AI companies will soon have to start sharing their safety test results with the US government.
White House special adviser on AI, Ben Buchanan, said the US government wants “to know AI systems are safe before they’re released to the public — the president has been very clear that companies need to meet that bar.”
The requirement is part of the executive order President Joe Biden signed three months ago, aimed at regulating rapidly advancing AI technology. This order, set for review by the White House AI Council on Monday, primarily includes a directive under the Defense Production Act that mandates that AI companies disclose critical information to the Commerce Department, encompassing safety test results and other pertinent data.
“We know that AI has transformative effects and potential,” Buchanan said. “We’re not trying to upend the apple cart there, but we are trying to make sure the regulators are prepared to manage this technology,” Buchanan added.
So far, developers have agreed to specific categories for safety testing, but they’re not yet required to follow a certain standard for these tests.
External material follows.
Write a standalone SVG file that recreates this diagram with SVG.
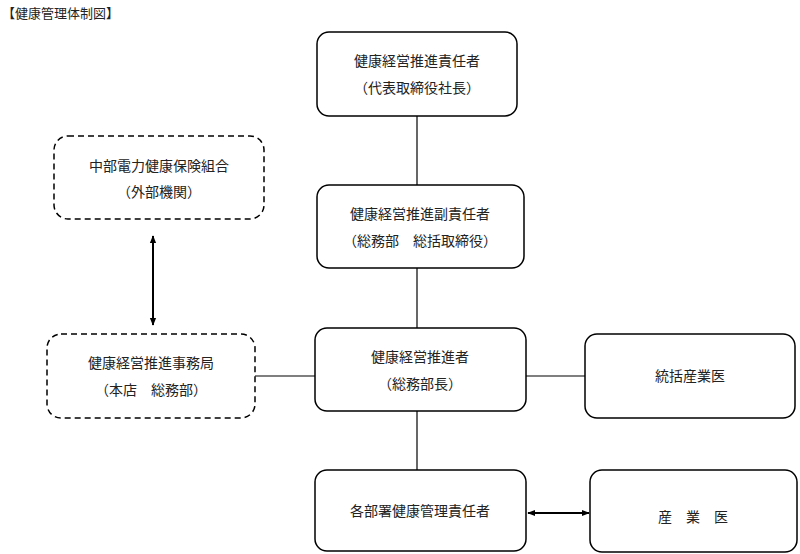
<svg xmlns="http://www.w3.org/2000/svg" width="800" height="554" viewBox="0 0 800 554">
<defs>
<marker id="ah" viewBox="0 0 10 10" refX="9" refY="5" markerWidth="8" markerHeight="8" markerUnits="userSpaceOnUse" orient="auto-start-reverse"><path d="M0,1 L10,5 L0,9 z" fill="#000"/></marker>
<style>
.b{fill:#fff;stroke:#000;stroke-width:1.5}
.d{fill:#fff;stroke:#000;stroke-width:1.5;stroke-dasharray:6,4}
text{font-family:"Noto Sans CJK JP","Noto Sans CJK SC",sans-serif;font-size:14px;fill:#222;text-anchor:middle}
.l{stroke:#000;stroke-width:1.2;fill:none}
.a{stroke:#000;stroke-width:2;fill:none}
</style>
</defs>
<rect width="800" height="554" fill="#fff"/>
<text x="2" y="18" style="text-anchor:start;font-size:13px">【健康管理体制図】</text>
<g id="connectors">
<line class="l" x1="417" y1="116" x2="417" y2="185"/>
<line class="l" x1="417" y1="268" x2="417" y2="328"/>
<line class="l" x1="417" y1="411" x2="417" y2="470"/>
<line class="l" x1="255" y1="376" x2="315" y2="376"/>
<line class="l" x1="526" y1="376" x2="585" y2="376"/>
<line class="a" x1="153" y1="236" x2="153" y2="325" marker-start="url(#ah)" marker-end="url(#ah)"/>
<line class="a" x1="528" y1="513" x2="589" y2="513" marker-start="url(#ah)" marker-end="url(#ah)"/>
</g>
<g id="n1"><rect class="b" x="317" y="32" width="200" height="84" rx="12"/><text x="417" y="66">健康経営推進責任者</text><text x="417" y="93">（代表取締役社長）</text></g>
<g id="n2"><rect class="b" x="317" y="185" width="207" height="83" rx="12"/><text x="420" y="219">健康経営推進副責任者</text><text x="420" y="246">（総務部　総括取締役）</text></g>
<g id="n3"><rect class="b" x="315" y="328" width="211" height="83" rx="12"/><text x="420" y="362">健康経営推進者</text><text x="420" y="389">（総務部長）</text></g>
<g id="n4"><rect class="b" x="315" y="470" width="211" height="81" rx="12"/><text x="420" y="516">各部署健康管理責任者</text></g>
<g id="nA"><rect class="d" x="54" y="136" width="210" height="83" rx="14"/><text x="159" y="171">中部電力健康保険組合</text><text x="159" y="197">（外部機関）</text></g>
<g id="nB"><rect class="d" x="47" y="334" width="208" height="84" rx="14"/><text x="151" y="368">健康経営推進事務局</text><text x="151" y="395">（本店　総務部）</text></g>
<g id="nC"><rect class="b" x="585" y="334" width="210" height="84" rx="12"/><text x="690" y="381">統括産業医</text></g>
<g id="nD"><rect class="b" x="590" y="470" width="207" height="82" rx="12"/><text x="693" y="522">産　業　医</text></g>
</svg>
As part of the executive order signed by President Biden in October, the National Institute of Standards and Technology is tasked with creating a standardized framework for evaluating safety across these companies.
Additionally, the Biden administration is exploring legislative options with Congress and collaborating with other nations and the European Union to establish regulations for managing the technology.
The government has also bolstered efforts to hire AI experts and data scientists for federal agencies. In the meantime, the Commerce Department has already developed a draft rule targeting U.S. cloud companies that offer server services to foreign AI developers.
In a related development, 9 federal agencies, including the Departments of Defense and Treasury, have finalized risk assessments on the use of AI in vital national infrastructure sectors, such as the electric grid.